Un des éléments novateurs de la stratégie de cette année réside dans la valorisation des parcours de réussite de Sénégalais ayant émigré, puis revenu au pays pour y bâtir leur vie. Cette approche est doublement intéressante. D’une part, elle montre que la réussite ne se trouve pas nécessairement à l’étranger, mais qu’elle est possible au Sénégal. D’autre part, elle propose un modèle positif de retour au pays, valorisant les compétences acquises à l’étranger pour le développement national. Il ne s’agit plus de diaboliser la migration, mais de montrer qu’elle n’est pas la seule voie vers une vie prospère.
Ce changement de paradigme est essentiel pour inspirer un nouvel état d’esprit chez les jeunes. En les aidant à voir le potentiel de leur pays, le Sénégal espère non seulement enrayer la vague migratoire, mais aussi capitaliser sur son capital humain pour le développement économique et social.
Le combat contre la migration irrégulière est avant tout un combat pour l’avenir de la jeunesse sénégalaise. Le gouvernement, à travers des initiatives comme celles du Comité interministériel, s’efforce d’offrir des perspectives claires à ses jeunes citoyens. L’objectif est de faire du Sénégal un pays où l’avenir se construit localement, avec des opportunités qui n’ont rien à envier à celles de l’étranger.
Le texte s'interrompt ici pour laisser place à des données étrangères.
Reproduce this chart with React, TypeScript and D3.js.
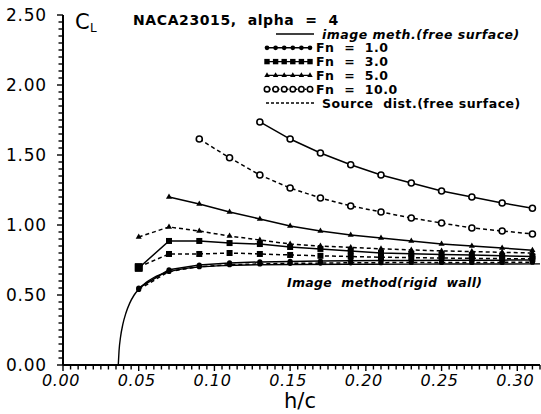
import React from "react";
import * as d3 from "d3";

// h/c stations for the computed points
const hc = [0.05, 0.07, 0.09, 0.11, 0.13, 0.15, 0.17, 0.19, 0.21, 0.23, 0.25, 0.27, 0.29, 0.31];

// Image method (free surface), solid lines
const imgFn1 = [0.55, 0.68, 0.714, 0.729, 0.736, 0.74, 0.743, 0.745, 0.746, 0.747, 0.748, 0.748, 0.749, 0.75];
const imgFn3 = [0.693, 0.886, 0.886, 0.871, 0.864, 0.843, 0.829, 0.814, 0.8, 0.795, 0.79, 0.785, 0.78, 0.775];
const imgFn5 = [null, 1.2, 1.15, 1.093, 1.043, 0.993, 0.957, 0.929, 0.907, 0.886, 0.864, 0.85, 0.836, 0.82];
const imgFn10 = [null, null, null, null, 1.736, 1.614, 1.514, 1.43, 1.357, 1.3, 1.243, 1.2, 1.157, 1.12];

// Source distribution (free surface), dashed lines
const srcFn1 = [0.54, 0.668, 0.702, 0.716, 0.722, 0.726, 0.728, 0.73, 0.731, 0.732, 0.732, 0.733, 0.733, 0.734];
const srcFn3 = [0.7, 0.793, 0.793, 0.8, 0.793, 0.786, 0.78, 0.775, 0.77, 0.767, 0.764, 0.762, 0.76, 0.758];
const srcFn5 = [0.914, 0.986, 0.957, 0.921, 0.893, 0.864, 0.85, 0.84, 0.83, 0.822, 0.815, 0.81, 0.805, 0.8];
const srcFn10 = [null, null, 1.614, 1.48, 1.357, 1.264, 1.193, 1.136, 1.093, 1.05, 1.014, 0.979, 0.957, 0.936];

// Image method (rigid wall)
const rigidX = [0.0365, 0.037, 0.038, 0.0395, 0.0415, 0.044, 0.047, 0.05, 0.055, 0.06, 0.07, 0.08, 0.09, 0.11, 0.13, 0.15, 0.2, 0.25, 0.315];
const rigidY = [0.0, 0.1, 0.2, 0.29, 0.37, 0.44, 0.5, 0.54, 0.59, 0.625, 0.665, 0.688, 0.7, 0.711, 0.716, 0.718, 0.72, 0.721, 0.722];

const xMajor = [0, 0.05, 0.1, 0.15, 0.2, 0.25, 0.3];
const yMajor = [0, 0.5, 1.0, 1.5, 2.0, 2.5];

const legendRows = [
  { label: "image meth.(free surface)", mark: "none", dash: "", italic: true },
  { label: "Fn  =  1.0", mark: "dot", dash: "", italic: false },
  { label: "Fn  =  3.0", mark: "square", dash: "", italic: false },
  { label: "Fn  =  5.0", mark: "triangle", dash: "", italic: false },
  { label: "Fn  =  10.0", mark: "circle", dash: "1.5,1.5", italic: false },
  { label: "Source  dist.(free surface)", mark: "none", dash: "3,2", italic: false },
];

const x = d3.scaleLinear().domain([0, 0.315]).range([63, 540]);
const y = d3.scaleLinear().domain([0, 2.5]).range([365, 15]);

const pts = (vals: (number | null)[]) =>
  hc.map((h, i) => [h, vals[i]]).filter((d) => d[1] != null) as [number, number][];

const Marker = ({ kind, cx, cy, s = 1 }: { kind: string; cx: number; cy: number; s?: number }) => {
  if (kind === "dot") return <circle cx={cx} cy={cy} r={2.6 * s} fill="#000" />;
  if (kind === "square")
    return <rect x={cx - 3 * s} y={cy - 3 * s} width={6 * s} height={6 * s} fill="#000" />;
  if (kind === "triangle")
    return <path d={d3.symbol(d3.symbolTriangle, 16 * s * s)()!} transform={`translate(${cx},${cy})`} fill="#000" />;
  if (kind === "circle")
    return <circle cx={cx} cy={cy} r={3 * s} fill="#fff" stroke="#000" strokeWidth={1.6} />;
  return null;
};

const series = [
  { vals: imgFn1, dash: "", mark: "dot" },
  { vals: srcFn1, dash: "4,3", mark: "dot" },
  { vals: imgFn3, dash: "", mark: "square" },
  { vals: srcFn3, dash: "4,3", mark: "square" },
  { vals: imgFn5, dash: "", mark: "triangle" },
  { vals: srcFn5, dash: "4,3", mark: "triangle" },
  { vals: imgFn10, dash: "", mark: "circle" },
  { vals: srcFn10, dash: "4,3", mark: "circle" },
];

const font = "'DejaVu Sans', sans-serif";

export default function App() {
  const xMinor = d3.range(0, 0.3151, 0.005);
  const yMinor = d3.range(0, 2.5001, 0.05);
  const rigid = rigidX.map((h, i) => [h, rigidY[i]] as [number, number]);
  const smooth = d3
    .line<[number, number]>()
    .x((d) => x(d[0]))
    .y((d) => y(d[1]))
    .curve(d3.curveMonotoneX);
  const straight = d3
    .line<[number, number]>()
    .x((d) => x(d[0]))
    .y((d) => y(d[1]));

  return (
    <svg
      width={541}
      height={414}
      style={{ position: "absolute", left: 0, top: 0, background: "#fff" }}
      fontFamily={font}
    >
      {/* axes */}
      <line x1={x(0)} x2={540} y1={y(0)} y2={y(0)} stroke="#000" strokeWidth={2} />
      <line x1={x(0)} x2={x(0)} y1={y(0)} y2={y(2.5)} stroke="#000" strokeWidth={2} />
      {xMinor.map((v, i) => (
        <line key={"xm" + i} x1={x(v)} x2={x(v)} y1={y(0)} y2={y(0) + (i % 10 === 0 ? 6 : 4.5)} stroke="#000" strokeWidth={1.4} />
      ))}
      {yMinor.map((v, i) => (
        <line key={"ym" + i} x1={x(0)} x2={x(0) - (i % 10 === 0 ? 6 : 4.5)} y1={y(v)} y2={y(v)} stroke="#000" strokeWidth={1.4} />
      ))}
      {xMajor.map((v) => (
        <text key={"xl" + v} x={x(v) - 2} y={386} fontSize={16} fontStyle="italic" textAnchor="middle" letterSpacing={0.6}>
          {d3.format(".2f")(v)}
        </text>
      ))}
      {yMajor.map((v) => (
        <text key={"yl" + v} x={47} y={y(v) + 6} fontSize={17} textAnchor="end" letterSpacing={0.8}>
          {d3.format(".2f")(v)}
        </text>
      ))}
      <text x={300} y={408} fontSize={21} textAnchor="middle">h/c</text>
      <text x={75} y={29} fontSize={21}>C</text>
      <text x={90} y={32} fontSize={12}>L</text>

      {/* rigid wall */}
      <path d={smooth(rigid)!} fill="none" stroke="#000" strokeWidth={1.4} />

      {/* curves */}
      {series.map((s, k) => {
        const p = pts(s.vals);
        return (
          <g key={"s" + k}>
            <path d={straight(p)!} fill="none" stroke="#000" strokeWidth={1.5} strokeDasharray={s.dash} />
            {p.map((d, i) => (
              <Marker key={i} kind={s.mark} cx={x(d[0])} cy={y(d[1])} s={s.mark === "square" && i === 0 ? 1.3 : 1} />
            ))}
          </g>
        );
      })}

      <text x={287} y={287} fontSize={12.5} fontWeight="bold" fontStyle="italic" letterSpacing={0.3} style={{ whiteSpace: "pre" }}>
        Image  method(rigid  wall)
      </text>

      {/* title & legend */}
      <text x={133} y={25} fontSize={14} fontWeight="bold" letterSpacing={0.6} style={{ whiteSpace: "pre" }}>
        NACA23015,  alpha  =  4
      </text>
      {legendRows.map((r, i) => {
        const ly = 34 + i * 13.8;
        const xs = d3.range(6).map((j) => 267 + j * 8.6);
        return (
          <g key={"lg" + i}>
            <line x1={i === 0 ? 276 : 266} x2={i === 0 || i === 5 ? 314 : 310} y1={ly} y2={ly} stroke="#000" strokeWidth={1.4} strokeDasharray={r.dash} />
            {r.mark !== "none" && xs.map((xx, j) => <Marker key={j} kind={r.mark} cx={xx} cy={ly} s={0.9} />)}
            <text x={i === 0 || i === 5 ? 322 : 316} y={ly + 4.5} fontSize={12.5} fontWeight="bold" letterSpacing={0.5} fontStyle={r.italic ? "italic" : "normal"} style={{ whiteSpace: "pre" }}>
              {r.label}
            </text>
          </g>
        );
      })}
    </svg>
  );
}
Le défi reste cependant immense. Si les efforts de communication et de sensibilisation sont en bonne voie, il est tout aussi crucial d’accompagner ces jeunes avec des opportunités réelles : des emplois, des formations, et un environnement social et économique propice à l’épanouissement. Ce n’est qu’en répondant à ces aspirations que le Sénégal pourra véritablement inverser la tendance migratoire et assurer à sa jeunesse un avenir serein, chez elle.